ASHLEY HUNT - Project Director and Producer

In addition to producing The Corrections Documentary Project, Hunt works as a visual artist, teacher and writer, primarily engaging social movements, modes of learning and public understandings of political life. Among his interests are structures and systems that allow people to accumulate power and those which keep others from getting power, while learning from the ways people come to know of themselves and how they respond to such structures. Rather than seeing art and activism as two exclusive spheres of practice, he approaches them as intertwined, drawing upon the ideas of organizing, theories of culture and ways people occupy the world — the theorizing and practices of each informing the other.

This has included investigations into the prison, the demise of welfare state institutions, war and disaster capitalism, documentary practices, movement disciplines and political activism.
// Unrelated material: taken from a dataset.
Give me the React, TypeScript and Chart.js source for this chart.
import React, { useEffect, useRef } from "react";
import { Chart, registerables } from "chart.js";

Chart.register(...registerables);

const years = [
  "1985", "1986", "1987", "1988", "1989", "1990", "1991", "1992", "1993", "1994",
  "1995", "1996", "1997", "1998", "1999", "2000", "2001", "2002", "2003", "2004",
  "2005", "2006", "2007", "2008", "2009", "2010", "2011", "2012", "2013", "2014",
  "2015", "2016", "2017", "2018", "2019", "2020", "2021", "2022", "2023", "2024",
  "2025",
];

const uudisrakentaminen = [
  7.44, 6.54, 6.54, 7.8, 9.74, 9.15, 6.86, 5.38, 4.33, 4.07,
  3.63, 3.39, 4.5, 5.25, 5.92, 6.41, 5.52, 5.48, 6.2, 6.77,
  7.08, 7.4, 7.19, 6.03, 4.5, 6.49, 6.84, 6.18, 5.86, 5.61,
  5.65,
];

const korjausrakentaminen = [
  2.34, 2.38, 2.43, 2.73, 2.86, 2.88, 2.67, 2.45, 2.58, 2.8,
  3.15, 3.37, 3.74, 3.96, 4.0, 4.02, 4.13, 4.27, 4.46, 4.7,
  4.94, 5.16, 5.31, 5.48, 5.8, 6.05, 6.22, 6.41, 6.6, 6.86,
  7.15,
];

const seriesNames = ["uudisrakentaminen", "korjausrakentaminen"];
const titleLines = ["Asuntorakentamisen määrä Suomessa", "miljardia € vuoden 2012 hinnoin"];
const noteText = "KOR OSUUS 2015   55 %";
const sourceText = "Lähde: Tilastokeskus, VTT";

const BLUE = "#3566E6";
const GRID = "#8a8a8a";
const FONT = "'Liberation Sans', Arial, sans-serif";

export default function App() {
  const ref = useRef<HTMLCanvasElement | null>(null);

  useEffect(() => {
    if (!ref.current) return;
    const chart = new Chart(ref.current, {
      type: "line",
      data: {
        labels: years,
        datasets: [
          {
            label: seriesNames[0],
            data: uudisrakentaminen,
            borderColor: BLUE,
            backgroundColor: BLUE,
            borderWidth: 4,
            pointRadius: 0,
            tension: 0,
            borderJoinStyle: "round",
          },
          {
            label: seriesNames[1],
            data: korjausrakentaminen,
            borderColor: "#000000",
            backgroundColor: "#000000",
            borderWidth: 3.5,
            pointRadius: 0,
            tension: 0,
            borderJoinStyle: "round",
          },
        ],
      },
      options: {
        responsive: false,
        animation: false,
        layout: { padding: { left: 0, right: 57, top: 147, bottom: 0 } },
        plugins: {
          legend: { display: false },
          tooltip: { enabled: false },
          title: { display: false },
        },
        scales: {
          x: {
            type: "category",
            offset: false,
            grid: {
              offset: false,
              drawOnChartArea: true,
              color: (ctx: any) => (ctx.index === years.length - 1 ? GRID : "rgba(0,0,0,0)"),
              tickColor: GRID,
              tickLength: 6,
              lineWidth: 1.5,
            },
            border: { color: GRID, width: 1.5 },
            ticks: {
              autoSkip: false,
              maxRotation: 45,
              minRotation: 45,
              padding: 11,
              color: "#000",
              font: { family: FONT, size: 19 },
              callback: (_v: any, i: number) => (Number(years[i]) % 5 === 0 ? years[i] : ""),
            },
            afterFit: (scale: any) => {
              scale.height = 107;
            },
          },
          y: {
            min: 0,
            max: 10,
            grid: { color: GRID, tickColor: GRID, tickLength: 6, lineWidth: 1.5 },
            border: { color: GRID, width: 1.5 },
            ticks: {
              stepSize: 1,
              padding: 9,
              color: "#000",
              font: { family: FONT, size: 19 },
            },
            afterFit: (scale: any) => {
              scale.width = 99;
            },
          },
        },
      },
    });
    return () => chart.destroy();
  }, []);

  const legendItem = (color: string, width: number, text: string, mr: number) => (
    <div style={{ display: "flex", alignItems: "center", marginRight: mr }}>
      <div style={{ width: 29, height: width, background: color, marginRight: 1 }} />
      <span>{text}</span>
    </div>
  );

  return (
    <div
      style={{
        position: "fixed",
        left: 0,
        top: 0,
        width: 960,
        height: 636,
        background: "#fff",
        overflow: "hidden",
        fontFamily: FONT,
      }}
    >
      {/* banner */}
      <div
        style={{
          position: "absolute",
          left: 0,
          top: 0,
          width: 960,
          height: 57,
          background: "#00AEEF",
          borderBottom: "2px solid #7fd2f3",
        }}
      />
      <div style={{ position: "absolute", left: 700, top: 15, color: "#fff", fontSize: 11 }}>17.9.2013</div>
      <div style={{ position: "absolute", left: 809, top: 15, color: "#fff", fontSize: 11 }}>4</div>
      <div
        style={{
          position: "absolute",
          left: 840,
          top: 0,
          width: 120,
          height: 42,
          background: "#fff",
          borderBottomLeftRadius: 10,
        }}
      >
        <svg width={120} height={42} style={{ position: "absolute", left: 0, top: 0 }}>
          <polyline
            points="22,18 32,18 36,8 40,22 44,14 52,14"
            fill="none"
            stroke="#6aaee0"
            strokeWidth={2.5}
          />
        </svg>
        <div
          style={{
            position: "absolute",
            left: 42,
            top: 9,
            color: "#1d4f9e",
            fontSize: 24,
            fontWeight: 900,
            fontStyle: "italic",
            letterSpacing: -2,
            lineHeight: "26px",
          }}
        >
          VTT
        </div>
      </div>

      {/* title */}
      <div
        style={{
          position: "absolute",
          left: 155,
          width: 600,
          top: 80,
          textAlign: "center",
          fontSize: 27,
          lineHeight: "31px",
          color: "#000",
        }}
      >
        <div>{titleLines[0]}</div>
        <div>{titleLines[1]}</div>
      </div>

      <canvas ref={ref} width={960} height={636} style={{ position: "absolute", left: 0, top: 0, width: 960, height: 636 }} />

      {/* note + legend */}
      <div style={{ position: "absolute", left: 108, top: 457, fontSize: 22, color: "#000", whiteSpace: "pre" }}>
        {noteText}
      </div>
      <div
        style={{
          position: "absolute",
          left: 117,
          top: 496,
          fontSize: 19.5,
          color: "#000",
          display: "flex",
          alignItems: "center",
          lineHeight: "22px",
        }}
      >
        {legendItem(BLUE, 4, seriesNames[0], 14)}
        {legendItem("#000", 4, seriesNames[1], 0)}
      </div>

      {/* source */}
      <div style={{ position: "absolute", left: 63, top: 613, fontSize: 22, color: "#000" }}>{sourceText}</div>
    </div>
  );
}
Much of this work is organized under the umbrella of The Corrections Documentary Project, which centers around the contemporary growth of prisons and their foundational role in today’s economic restructuring and the politics of race.

Hunt works in collaboration with dance artist, Taisha Paggett, and with artsits, Andrea Geyer, Sharon Hayes, Katya Sander and David Thorne, whose collaborative work, "9 Scripts from a Nation at War" exhibited at Documenta 12. His work has been also screened and exhibited at the Museum of Modern Art, the Contemporary Museum in Baltimore, the Martin Luther King Jr. Center in Atlanta, Kunst-Werke Institute for Contemporary Art in Berlin, as well as numerous grassroots and community based venues throughout the U.S. His writings have been published in Rethinking Marxism (‘06), the Journal of Aesthetics and Protest (‘07 & ‘05), Sandbox Magazine (‘02) and at Artwurl.org (‘03–‘06). He is currently a fellow at the Vera List Center for Art and Politics.